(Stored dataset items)
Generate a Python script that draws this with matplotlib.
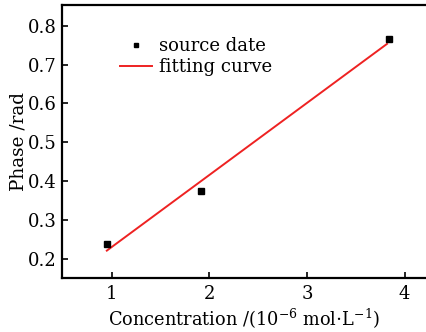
import matplotlib.pyplot as plt

# data
conc = [0.95, 1.915, 3.836]
phase = [0.238, 0.375, 0.766]

# fitted straight line (end points)
fit_x = [0.95, 3.82]
fit_y = [0.222, 0.753]

plt.rcParams['font.family'] = 'DejaVu Serif'
plt.rcParams['mathtext.fontset'] = 'dejavuserif'

fig = plt.figure(figsize=(4.27, 3.32), dpi=100)
ax = fig.add_axes([0.145, 0.163, 0.855, 0.822])

ax.plot(conc, phase, 's', color='black', markersize=3.8, label='source date', zorder=3)
ax.plot(fit_x, fit_y, '-', color='#ee2222', linewidth=1.4, label='fitting curve')

ax.set_xlim(0.49, 4.23)
ax.set_ylim(0.152, 0.853)
ax.set_xticks([1, 2, 3, 4])
ax.set_yticks([0.2, 0.3, 0.4, 0.5, 0.6, 0.7, 0.8])
ax.tick_params(direction='in', length=4, width=1.2, labelsize=13)
ax.tick_params(axis='x', pad=5)
ax.tick_params(axis='y', pad=4)

for side in ['left', 'bottom', 'top']:
    ax.spines[side].set_linewidth(1.6)
ax.spines['right'].set_visible(False)

ax.set_xlabel(r'Concentration /(10$^{-6}$ mol$\cdot$L$^{-1}$)', fontsize=12.8, labelpad=3)
ax.set_ylabel('Phase /rad', fontsize=13.2, labelpad=0)

ax.legend(loc='upper left', bbox_to_anchor=(0.159, 0.882), frameon=False,
          fontsize=13, borderpad=0, borderaxespad=0, handlelength=1.75,
          handletextpad=0.4, labelspacing=0.15, markerscale=0.75)

plt.savefig('out.png', dpi=100)
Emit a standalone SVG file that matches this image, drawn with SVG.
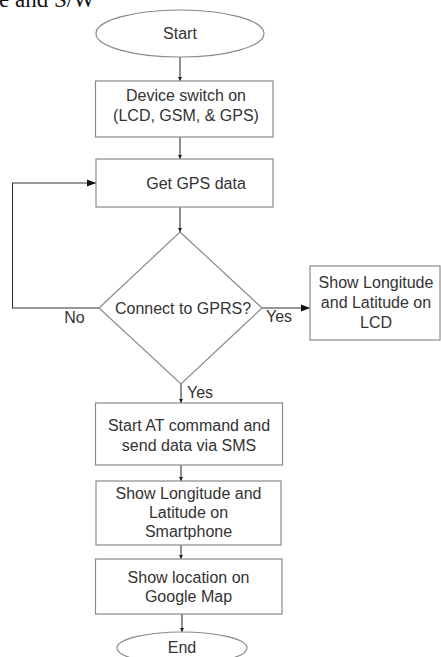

Exercise task:
All entries must be written out again exactly as given, with no pictures in the copy.

Reply to the task:
Generate a Python script that draws this with matplotlib.
import matplotlib.pyplot as plt

# data
conc = [0.95, 1.915, 3.836]
phase = [0.238, 0.375, 0.766]

# fitted straight line (end points)
fit_x = [0.95, 3.82]
fit_y = [0.222, 0.753]

plt.rcParams['font.family'] = 'DejaVu Serif'
plt.rcParams['mathtext.fontset'] = 'dejavuserif'

fig = plt.figure(figsize=(4.27, 3.32), dpi=100)
ax = fig.add_axes([0.145, 0.163, 0.855, 0.822])

ax.plot(conc, phase, 's', color='black', markersize=3.8, label='source date', zorder=3)
ax.plot(fit_x, fit_y, '-', color='#ee2222', linewidth=1.4, label='fitting curve')

ax.set_xlim(0.49, 4.23)
ax.set_ylim(0.152, 0.853)
ax.set_xticks([1, 2, 3, 4])
ax.set_yticks([0.2, 0.3, 0.4, 0.5, 0.6, 0.7, 0.8])
ax.tick_params(direction='in', length=4, width=1.2, labelsize=13)
ax.tick_params(axis='x', pad=5)
ax.tick_params(axis='y', pad=4)

for side in ['left', 'bottom', 'top']:
    ax.spines[side].set_linewidth(1.6)
ax.spines['right'].set_visible(False)

ax.set_xlabel(r'Concentration /(10$^{-6}$ mol$\cdot$L$^{-1}$)', fontsize=12.8, labelpad=3)
ax.set_ylabel('Phase /rad', fontsize=13.2, labelpad=0)

ax.legend(loc='upper left', bbox_to_anchor=(0.159, 0.882), frameon=False,
          fontsize=13, borderpad=0, borderaxespad=0, handlelength=1.75,
          handletextpad=0.4, labelspacing=0.15, markerscale=0.75)

plt.savefig('out.png', dpi=100)
Emit a standalone SVG file that matches this image, drawn with SVG.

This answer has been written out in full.